It is with a real sorrow and heavy heart that I write this message. Today I
became aware of the tragic passing of Joseph Heled. His wife, Edna, has
informed us through Hans-Jürgen Schäfer the following:

"I have to tell you that Joseph is no longer with us. A month ago he had a
fatal cardiac arrest while coming back from sports. Sudden, unexpected. We
are still in shock."

I strongly feel that this is a really big loss to the backgammon community
and the community of backgammon programmers. Joseph was the inventor of so
many brilliant ideas that made it into the GNU Backgammon code base. He was
the main genius behind the true strength of GNU Backgammon. The neural
networks he trained more 25 years ago are still the best backgammon
evaluator systems around. This is due to the ingenious training method he
developed back then. He also found some of the fantastic smart methods to
speed up evaluation such that GNU Backgammon gained more or less
perfection. Let me list some of his clever ideas:

   - The training method of supervised learning on a fixed dataset from
   rollouts.
   - The benchmark method where move selection is the measured loss.
   - The splitting of neural networks into position classes for race,
   contact and crashed.
   - The introduction of smaller pruning neural networks to find move
   candidates in deeper plies.
   - The table lookup of the exponential function which boosts the sigmoid
   function.
   - The trick of saving the inputs and the linear part of the first layer
   from a previous position evaluation - such that the nn inputs become mostly
   zeros - zeros are skipped such that the nn evaluation goes faster. (This
   might be my personal favorite.)

... and many more. GNU Backgammon would not have been the same thing
without his insight and brilliance.

In my communication with Joseph, he was really scientific. He always
checked his results before stating any conclusion and I respected his
findings as the ground truth. His insight - even when it came to something
seamingly simple like race positions - he had analysed things deeper than
anyone else. Our communications could be mail threads of nearly a hundred
messages.

He could also be harsh and direct - especially here on this mailing list if
someone comes with a loose claim or something semi-scientific. In that
sense - he was not afraid of heated arguments.

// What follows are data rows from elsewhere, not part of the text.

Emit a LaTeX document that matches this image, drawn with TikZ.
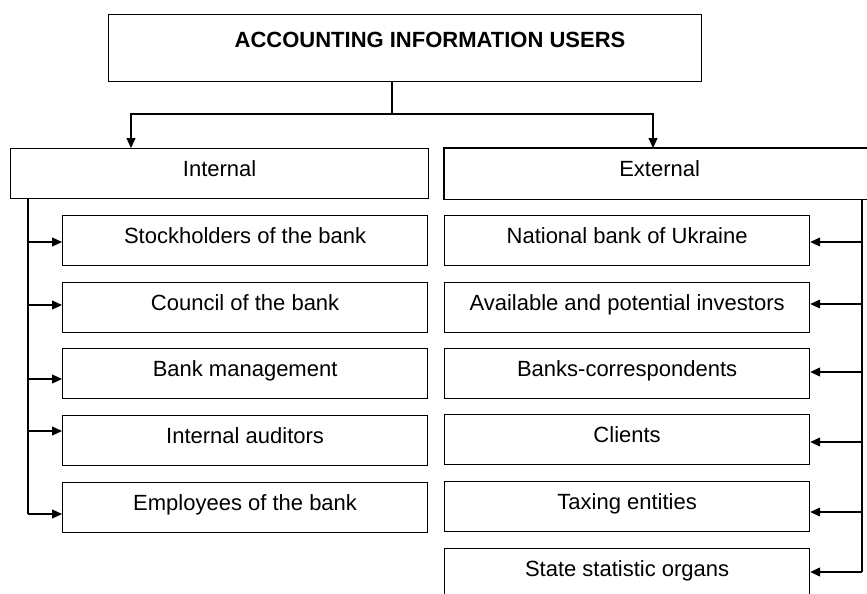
\documentclass[tikz,border=0pt]{standalone}
\usepackage{fontspec}
\setmainfont{Liberation Sans}
\usetikzlibrary{arrows.meta}
\begin{document}
\begin{tikzpicture}[x=1pt,y=-1pt,
  line/.style={line width=1.2pt, draw=black},
  arr/.style={line, -{Triangle[length=10pt,width=9pt]}},
  box/.style={line, rectangle, inner sep=0pt, anchor=north west,
    font=\fontsize{22}{26}\selectfont, text height=16pt, text depth=10pt},
  kid/.style={box, minimum width=365pt, minimum height=50pt}
]
\useasboundingbox (0,0) rectangle (867,594);
% top
\node[line, rectangle, anchor=north west, minimum width=593pt, minimum height=67pt, inner sep=0pt] (top) at (108,14) {};
\node[anchor=base, inner sep=0pt, font=\fontsize{22}{26}\selectfont\bfseries] (toptext) at (430,48) {ACCOUNTING INFORMATION USERS};
% groups
\node[box, minimum width=418pt, minimum height=50pt] (int) at (10,148) {Internal};
\node[box, draw=none, minimum width=430pt, minimum height=50pt] (ext) at (444,148) {External};
\draw[line] (ext.north east) -- (ext.north west) -- (ext.south west) -- (ext.south east);
% branch
\coordinate (st) at (392,114);
\coordinate (bl) at (131,114);
\coordinate (br) at (653,114);
\draw[line] (top.south -| st) -- (st);
\draw[arr] (st) -- (bl) -- (bl |- int.north);
\draw[arr] (st) -- (br) -- (br |- ext.north);
% left children
\node[kid] (s1) at (62,215) {Stockholders of the bank};
\node[kid] (s2) at (62,281.5) {Council of the bank};
\node[kid] (s3) at (62,348) {Bank management};
\node[kid] (s4) at (62,415) {Internal auditors};
\node[kid] (s5) at (62,482) {Employees of the bank};
% right children
\node[kid] (e1) at (444,215) {National bank of Ukraine};
\node[kid] (e2) at (444,281.5) {Available and potential investors};
\node[kid] (e3) at (444,348) {Banks-correspondents};
\node[kid] (e4) at (444,414) {Clients};
\node[kid] (e5) at (444,481) {Taxing entities};
\node[kid] (e6) at (444,548) {State statistic organs};
% left connectors
\coordinate (la1) at (28,242);
\coordinate (la2) at (28,305);
\coordinate (la3) at (28,379);
\coordinate (la4) at (28,431);
\coordinate (la5) at (28,514);
\draw[line] (int.south -| la1) -- (la5);
\draw[arr] (la1) -- (la1 -| s1.west);
\draw[arr] (la2) -- (la2 -| s2.west);
\draw[arr] (la3) -- (la3 -| s3.west);
\draw[arr] (la4) -- (la4 -| s4.west);
\draw[arr] (la5) -- (la5 -| s5.west);
% right connectors
\coordinate (ra1) at (862,242);
\coordinate (ra2) at (862,304);
\coordinate (ra3) at (862,372);
\coordinate (ra4) at (862,442);
\coordinate (ra5) at (862,512);
\coordinate (ra6) at (862,572);
\draw[line] (ext.south -| ra1) -- (ra6);
\draw[arr] (ra1) -- (ra1 -| e1.east);
\draw[arr] (ra2) -- (ra2 -| e2.east);
\draw[arr] (ra3) -- (ra3 -| e3.east);
\draw[arr] (ra4) -- (ra4 -| e4.east);
\draw[arr] (ra5) -- (ra5 -| e5.east);
\draw[arr] (ra6) -- (ra6 -| e6.east);
\end{tikzpicture}
\end{document}
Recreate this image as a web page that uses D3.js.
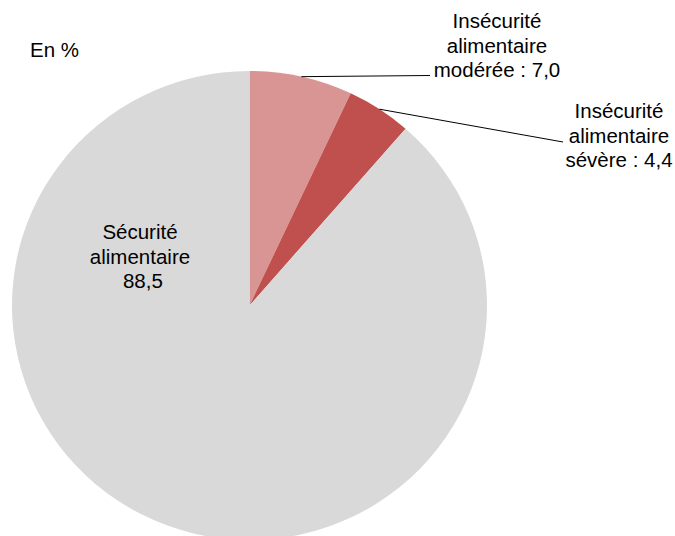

He also wrote a computer implementation of the Royal Game of Ur, which is
considered a precursor to backgammon - and like backgammon - a game that
combines both skill and luck. https://github.com/jheled/royalur

In the later years he has studied a lot of backgammon and published some
interesting (and very theoretical) videos on youtube about backgammon race
doubles and backgammon rating systems.
https://www.youtube.com/@josephheled-pepster

I strongly believe we have lost one of the best contributors to
computational backgammon. Thank you, Joseph, and rest in peace. And my
deepest condolences to Edna and other family members.